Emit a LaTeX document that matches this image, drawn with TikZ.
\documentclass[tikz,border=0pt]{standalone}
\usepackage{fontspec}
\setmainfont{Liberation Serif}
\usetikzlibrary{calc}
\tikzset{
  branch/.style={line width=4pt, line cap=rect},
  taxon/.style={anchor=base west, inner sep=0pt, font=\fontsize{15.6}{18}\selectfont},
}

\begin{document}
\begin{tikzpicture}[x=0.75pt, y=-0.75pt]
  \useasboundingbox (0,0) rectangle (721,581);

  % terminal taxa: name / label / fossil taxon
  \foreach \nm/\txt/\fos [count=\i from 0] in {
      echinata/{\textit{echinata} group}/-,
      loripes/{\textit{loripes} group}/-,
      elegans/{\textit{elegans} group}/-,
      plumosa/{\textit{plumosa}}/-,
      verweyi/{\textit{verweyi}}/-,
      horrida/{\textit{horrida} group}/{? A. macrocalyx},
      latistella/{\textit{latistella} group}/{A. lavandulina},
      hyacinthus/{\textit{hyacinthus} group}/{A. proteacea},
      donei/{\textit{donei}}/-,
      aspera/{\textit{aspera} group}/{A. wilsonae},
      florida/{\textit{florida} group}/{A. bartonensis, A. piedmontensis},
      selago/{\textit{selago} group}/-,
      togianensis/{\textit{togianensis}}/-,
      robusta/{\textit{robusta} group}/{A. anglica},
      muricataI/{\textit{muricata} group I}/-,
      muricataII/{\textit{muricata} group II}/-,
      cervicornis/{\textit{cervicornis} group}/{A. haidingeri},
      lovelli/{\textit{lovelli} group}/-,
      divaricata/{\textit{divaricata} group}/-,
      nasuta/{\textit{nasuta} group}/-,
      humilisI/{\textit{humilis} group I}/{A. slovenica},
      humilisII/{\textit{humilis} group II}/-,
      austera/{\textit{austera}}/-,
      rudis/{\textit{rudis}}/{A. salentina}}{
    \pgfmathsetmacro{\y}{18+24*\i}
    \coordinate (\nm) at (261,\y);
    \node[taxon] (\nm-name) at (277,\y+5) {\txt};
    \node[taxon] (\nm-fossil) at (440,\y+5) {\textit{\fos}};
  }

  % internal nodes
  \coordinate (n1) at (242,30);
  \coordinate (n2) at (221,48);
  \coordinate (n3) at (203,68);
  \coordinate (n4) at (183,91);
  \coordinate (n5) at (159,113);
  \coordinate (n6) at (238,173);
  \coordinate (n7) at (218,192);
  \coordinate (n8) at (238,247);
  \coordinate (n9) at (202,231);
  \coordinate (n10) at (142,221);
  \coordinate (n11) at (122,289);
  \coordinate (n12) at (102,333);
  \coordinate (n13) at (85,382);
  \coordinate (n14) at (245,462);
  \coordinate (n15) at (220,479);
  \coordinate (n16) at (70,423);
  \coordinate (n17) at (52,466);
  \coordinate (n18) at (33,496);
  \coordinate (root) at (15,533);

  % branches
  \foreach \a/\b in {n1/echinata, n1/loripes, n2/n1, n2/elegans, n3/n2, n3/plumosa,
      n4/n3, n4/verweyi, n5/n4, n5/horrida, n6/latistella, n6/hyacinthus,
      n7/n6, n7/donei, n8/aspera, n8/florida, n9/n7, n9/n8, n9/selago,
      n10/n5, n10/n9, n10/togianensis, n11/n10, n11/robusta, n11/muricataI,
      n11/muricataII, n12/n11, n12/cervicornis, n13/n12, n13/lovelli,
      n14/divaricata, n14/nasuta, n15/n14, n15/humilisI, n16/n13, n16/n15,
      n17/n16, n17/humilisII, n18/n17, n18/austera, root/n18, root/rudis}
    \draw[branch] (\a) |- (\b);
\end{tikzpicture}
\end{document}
==
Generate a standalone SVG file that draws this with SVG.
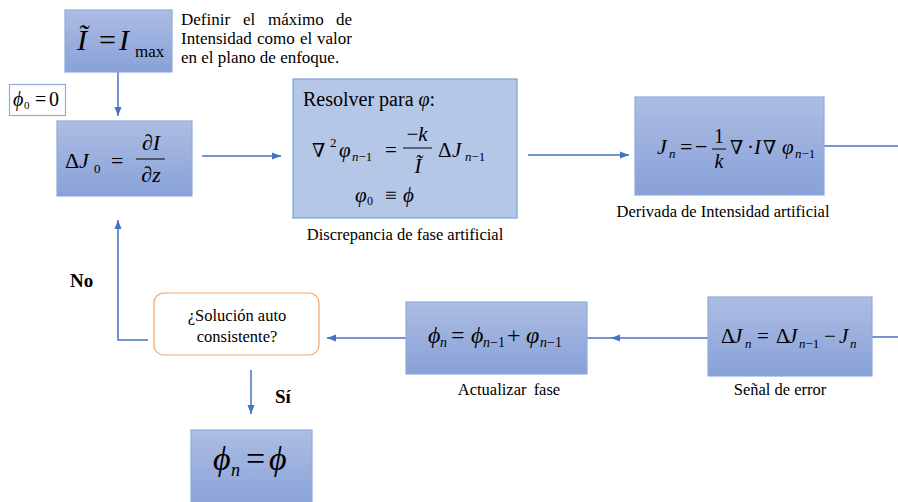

Work to do: Repeat, word for word, only the lines from the line holding "Emit a LaTeX" through the line holding "(0,0) rectangle (721,581);", with both of those lines included.

Solution to this problem:
Emit a LaTeX document that matches this image, drawn with TikZ.
\documentclass[tikz,border=0pt]{standalone}
\usepackage{fontspec}
\setmainfont{Liberation Serif}
\usetikzlibrary{calc}
\tikzset{
  branch/.style={line width=4pt, line cap=rect},
  taxon/.style={anchor=base west, inner sep=0pt, font=\fontsize{15.6}{18}\selectfont},
}

\begin{document}
\begin{tikzpicture}[x=0.75pt, y=-0.75pt]
  \useasboundingbox (0,0) rectangle (721,581);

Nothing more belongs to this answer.